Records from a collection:
━━━━

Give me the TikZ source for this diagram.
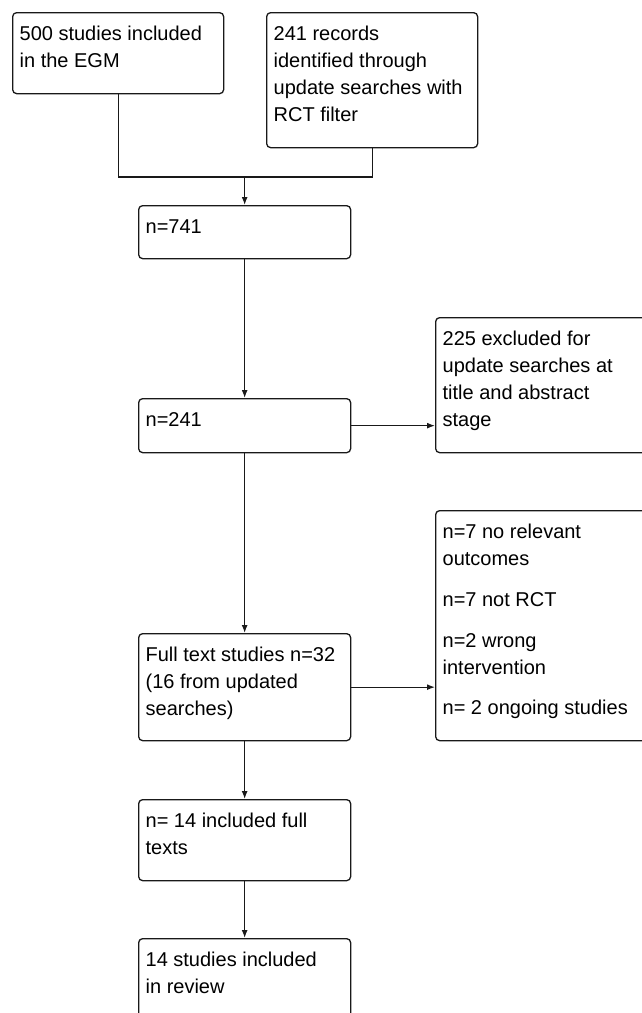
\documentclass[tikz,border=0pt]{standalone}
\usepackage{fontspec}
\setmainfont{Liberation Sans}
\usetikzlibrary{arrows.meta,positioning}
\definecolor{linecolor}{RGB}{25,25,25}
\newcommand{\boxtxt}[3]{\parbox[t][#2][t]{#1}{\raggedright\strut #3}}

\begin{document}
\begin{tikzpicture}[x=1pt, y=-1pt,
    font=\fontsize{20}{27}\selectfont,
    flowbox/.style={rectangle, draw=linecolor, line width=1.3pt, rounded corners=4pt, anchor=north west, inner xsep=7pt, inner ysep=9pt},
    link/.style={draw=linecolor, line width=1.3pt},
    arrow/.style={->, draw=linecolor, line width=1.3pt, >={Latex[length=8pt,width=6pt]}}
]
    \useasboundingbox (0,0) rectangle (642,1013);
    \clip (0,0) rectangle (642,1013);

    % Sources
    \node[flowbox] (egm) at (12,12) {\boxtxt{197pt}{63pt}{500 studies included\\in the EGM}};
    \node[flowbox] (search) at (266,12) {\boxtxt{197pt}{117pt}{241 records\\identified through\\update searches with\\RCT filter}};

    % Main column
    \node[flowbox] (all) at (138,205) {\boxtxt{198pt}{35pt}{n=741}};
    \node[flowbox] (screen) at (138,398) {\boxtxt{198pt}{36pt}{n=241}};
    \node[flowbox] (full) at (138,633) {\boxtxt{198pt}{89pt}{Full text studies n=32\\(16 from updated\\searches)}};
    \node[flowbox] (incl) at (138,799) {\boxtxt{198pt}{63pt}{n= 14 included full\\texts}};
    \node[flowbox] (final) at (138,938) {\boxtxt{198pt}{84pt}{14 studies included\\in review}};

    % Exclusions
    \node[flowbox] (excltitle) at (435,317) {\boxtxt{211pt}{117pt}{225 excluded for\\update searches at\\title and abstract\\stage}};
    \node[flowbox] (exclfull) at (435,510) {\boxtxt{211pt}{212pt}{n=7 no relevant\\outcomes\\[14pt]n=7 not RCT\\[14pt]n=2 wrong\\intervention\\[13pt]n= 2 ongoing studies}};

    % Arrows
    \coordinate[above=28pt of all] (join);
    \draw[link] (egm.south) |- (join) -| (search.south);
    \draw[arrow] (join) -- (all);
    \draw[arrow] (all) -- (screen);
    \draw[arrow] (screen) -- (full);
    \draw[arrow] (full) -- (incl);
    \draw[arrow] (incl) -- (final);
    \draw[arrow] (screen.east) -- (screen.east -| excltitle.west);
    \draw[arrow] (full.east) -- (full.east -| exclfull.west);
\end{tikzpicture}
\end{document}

━━━━

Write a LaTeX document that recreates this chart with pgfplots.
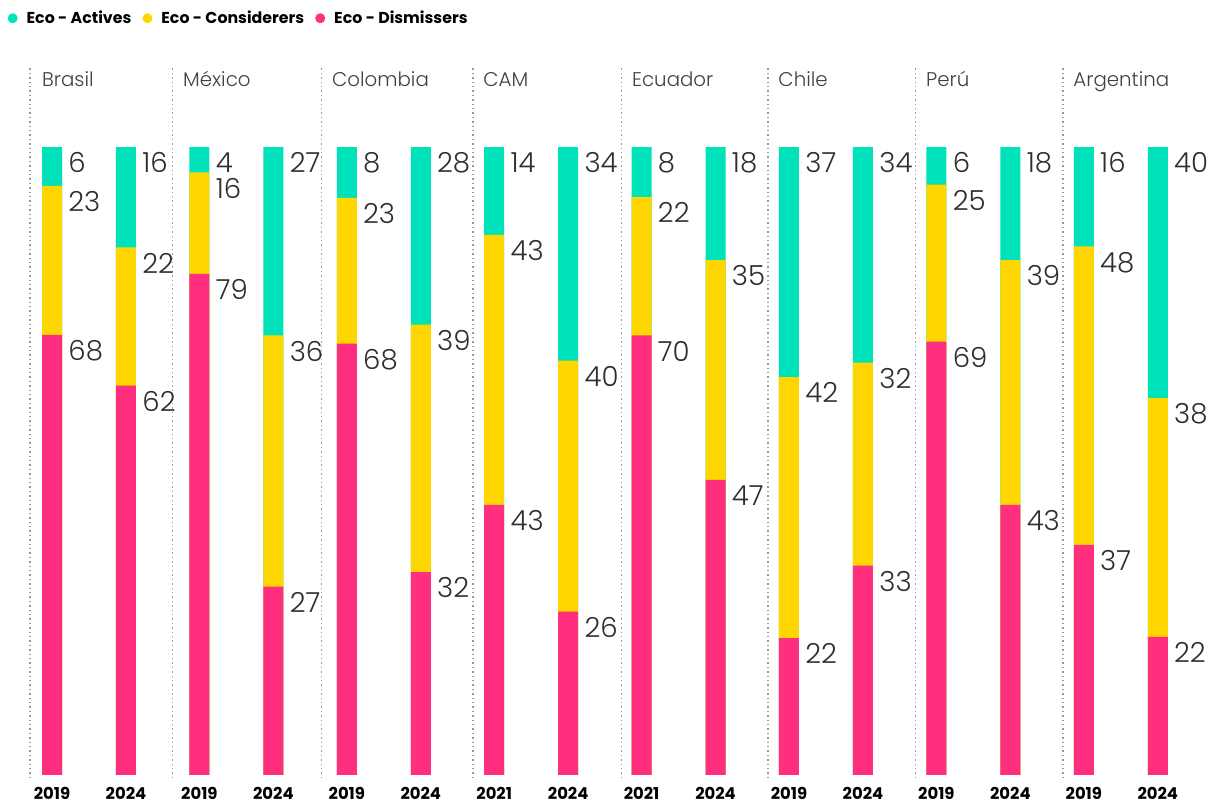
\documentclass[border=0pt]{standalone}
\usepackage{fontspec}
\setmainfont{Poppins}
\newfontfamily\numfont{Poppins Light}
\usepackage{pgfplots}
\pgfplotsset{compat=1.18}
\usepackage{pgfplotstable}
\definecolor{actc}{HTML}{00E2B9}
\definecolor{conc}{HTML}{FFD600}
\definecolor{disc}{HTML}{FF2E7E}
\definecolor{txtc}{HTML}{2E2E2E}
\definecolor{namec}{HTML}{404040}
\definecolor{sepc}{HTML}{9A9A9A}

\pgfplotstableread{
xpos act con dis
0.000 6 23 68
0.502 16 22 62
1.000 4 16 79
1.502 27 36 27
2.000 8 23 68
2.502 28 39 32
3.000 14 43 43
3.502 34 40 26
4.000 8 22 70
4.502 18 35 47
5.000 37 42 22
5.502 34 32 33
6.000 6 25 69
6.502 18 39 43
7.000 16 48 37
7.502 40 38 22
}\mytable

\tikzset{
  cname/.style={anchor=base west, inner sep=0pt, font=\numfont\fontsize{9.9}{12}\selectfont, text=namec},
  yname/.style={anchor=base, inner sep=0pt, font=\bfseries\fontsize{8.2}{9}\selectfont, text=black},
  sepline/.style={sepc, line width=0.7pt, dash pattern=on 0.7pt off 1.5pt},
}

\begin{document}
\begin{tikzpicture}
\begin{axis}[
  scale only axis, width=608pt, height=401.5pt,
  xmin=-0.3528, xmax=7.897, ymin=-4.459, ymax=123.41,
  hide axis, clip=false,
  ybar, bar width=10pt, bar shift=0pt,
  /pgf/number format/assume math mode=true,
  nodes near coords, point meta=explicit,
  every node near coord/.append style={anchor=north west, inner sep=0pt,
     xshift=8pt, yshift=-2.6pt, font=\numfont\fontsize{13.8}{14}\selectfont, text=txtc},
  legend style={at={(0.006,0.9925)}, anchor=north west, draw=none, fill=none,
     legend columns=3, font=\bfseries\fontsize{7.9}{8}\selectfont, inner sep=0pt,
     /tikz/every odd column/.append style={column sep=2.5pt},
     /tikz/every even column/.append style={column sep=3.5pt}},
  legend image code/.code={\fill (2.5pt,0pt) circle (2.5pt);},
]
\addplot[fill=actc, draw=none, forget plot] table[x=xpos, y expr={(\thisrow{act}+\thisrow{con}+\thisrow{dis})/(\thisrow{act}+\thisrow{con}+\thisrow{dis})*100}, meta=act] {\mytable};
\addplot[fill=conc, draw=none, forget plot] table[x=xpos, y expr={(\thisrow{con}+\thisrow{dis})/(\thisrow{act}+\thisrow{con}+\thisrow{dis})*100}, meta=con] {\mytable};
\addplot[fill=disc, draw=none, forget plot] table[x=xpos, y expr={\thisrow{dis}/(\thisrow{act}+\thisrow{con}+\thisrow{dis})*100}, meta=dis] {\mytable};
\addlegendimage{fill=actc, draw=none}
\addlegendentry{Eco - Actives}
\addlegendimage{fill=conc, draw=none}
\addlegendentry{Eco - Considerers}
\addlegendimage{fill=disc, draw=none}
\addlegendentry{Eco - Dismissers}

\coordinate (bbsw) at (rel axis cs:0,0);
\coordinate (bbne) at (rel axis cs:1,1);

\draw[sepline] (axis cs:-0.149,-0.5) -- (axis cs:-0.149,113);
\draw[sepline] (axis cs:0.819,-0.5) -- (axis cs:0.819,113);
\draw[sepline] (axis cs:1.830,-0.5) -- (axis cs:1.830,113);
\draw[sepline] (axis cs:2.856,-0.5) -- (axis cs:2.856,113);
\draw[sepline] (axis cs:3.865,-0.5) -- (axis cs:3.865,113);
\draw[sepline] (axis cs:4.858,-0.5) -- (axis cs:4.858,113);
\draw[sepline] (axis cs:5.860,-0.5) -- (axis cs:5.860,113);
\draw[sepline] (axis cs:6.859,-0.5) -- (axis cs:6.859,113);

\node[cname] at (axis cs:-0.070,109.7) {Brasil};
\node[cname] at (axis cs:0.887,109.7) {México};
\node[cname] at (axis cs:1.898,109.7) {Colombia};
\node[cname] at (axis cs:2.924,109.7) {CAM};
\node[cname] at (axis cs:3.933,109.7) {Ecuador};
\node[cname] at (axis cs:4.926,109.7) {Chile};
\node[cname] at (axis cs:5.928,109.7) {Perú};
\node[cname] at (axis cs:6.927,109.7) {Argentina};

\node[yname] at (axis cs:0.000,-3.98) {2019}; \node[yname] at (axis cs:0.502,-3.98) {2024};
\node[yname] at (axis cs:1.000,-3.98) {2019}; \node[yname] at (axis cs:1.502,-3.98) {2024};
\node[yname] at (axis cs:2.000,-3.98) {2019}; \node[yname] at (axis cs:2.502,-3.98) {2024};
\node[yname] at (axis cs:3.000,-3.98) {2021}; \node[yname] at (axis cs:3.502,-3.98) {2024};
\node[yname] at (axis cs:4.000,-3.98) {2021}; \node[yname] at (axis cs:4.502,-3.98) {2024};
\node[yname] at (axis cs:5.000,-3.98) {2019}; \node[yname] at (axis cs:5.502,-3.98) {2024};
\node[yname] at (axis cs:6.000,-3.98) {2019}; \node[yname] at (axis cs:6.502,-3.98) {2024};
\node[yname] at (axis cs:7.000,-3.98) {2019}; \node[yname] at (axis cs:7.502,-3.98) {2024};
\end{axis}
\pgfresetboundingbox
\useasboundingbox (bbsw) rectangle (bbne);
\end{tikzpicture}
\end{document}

━━━━

*DIRECTIONS*:
Copy out exactly the material that runs from the line with "Give me the TikZ source for this diagram." to the line with "(exclfull) at (435,510)", ends included, and leave the pictures behind.

*SOLUTION TO THIS TASK*:
Give me the TikZ source for this diagram.
\documentclass[tikz,border=0pt]{standalone}
\usepackage{fontspec}
\setmainfont{Liberation Sans}
\usetikzlibrary{arrows.meta,positioning}
\definecolor{linecolor}{RGB}{25,25,25}
\newcommand{\boxtxt}[3]{\parbox[t][#2][t]{#1}{\raggedright\strut #3}}

\begin{document}
\begin{tikzpicture}[x=1pt, y=-1pt,
    font=\fontsize{20}{27}\selectfont,
    flowbox/.style={rectangle, draw=linecolor, line width=1.3pt, rounded corners=4pt, anchor=north west, inner xsep=7pt, inner ysep=9pt},
    link/.style={draw=linecolor, line width=1.3pt},
    arrow/.style={->, draw=linecolor, line width=1.3pt, >={Latex[length=8pt,width=6pt]}}
]
    \useasboundingbox (0,0) rectangle (642,1013);
    \clip (0,0) rectangle (642,1013);

    % Sources
    \node[flowbox] (egm) at (12,12) {\boxtxt{197pt}{63pt}{500 studies included\\in the EGM}};
    \node[flowbox] (search) at (266,12) {\boxtxt{197pt}{117pt}{241 records\\identified through\\update searches with\\RCT filter}};

    % Main column
    \node[flowbox] (all) at (138,205) {\boxtxt{198pt}{35pt}{n=741}};
    \node[flowbox] (screen) at (138,398) {\boxtxt{198pt}{36pt}{n=241}};
    \node[flowbox] (full) at (138,633) {\boxtxt{198pt}{89pt}{Full text studies n=32\\(16 from updated\\searches)}};
    \node[flowbox] (incl) at (138,799) {\boxtxt{198pt}{63pt}{n= 14 included full\\texts}};
    \node[flowbox] (final) at (138,938) {\boxtxt{198pt}{84pt}{14 studies included\\in review}};

    % Exclusions
    \node[flowbox] (excltitle) at (435,317) {\boxtxt{211pt}{117pt}{225 excluded for\\update searches at\\title and abstract\\stage}};
    \node[flowbox] (exclfull) at (435,510) {\boxtxt{211pt}{212pt}{n=7 no relevant\\outcomes\\[14pt]n=7 not RCT\\[14pt]n=2 wrong\\intervention\\[13pt]n= 2 ongoing studies}};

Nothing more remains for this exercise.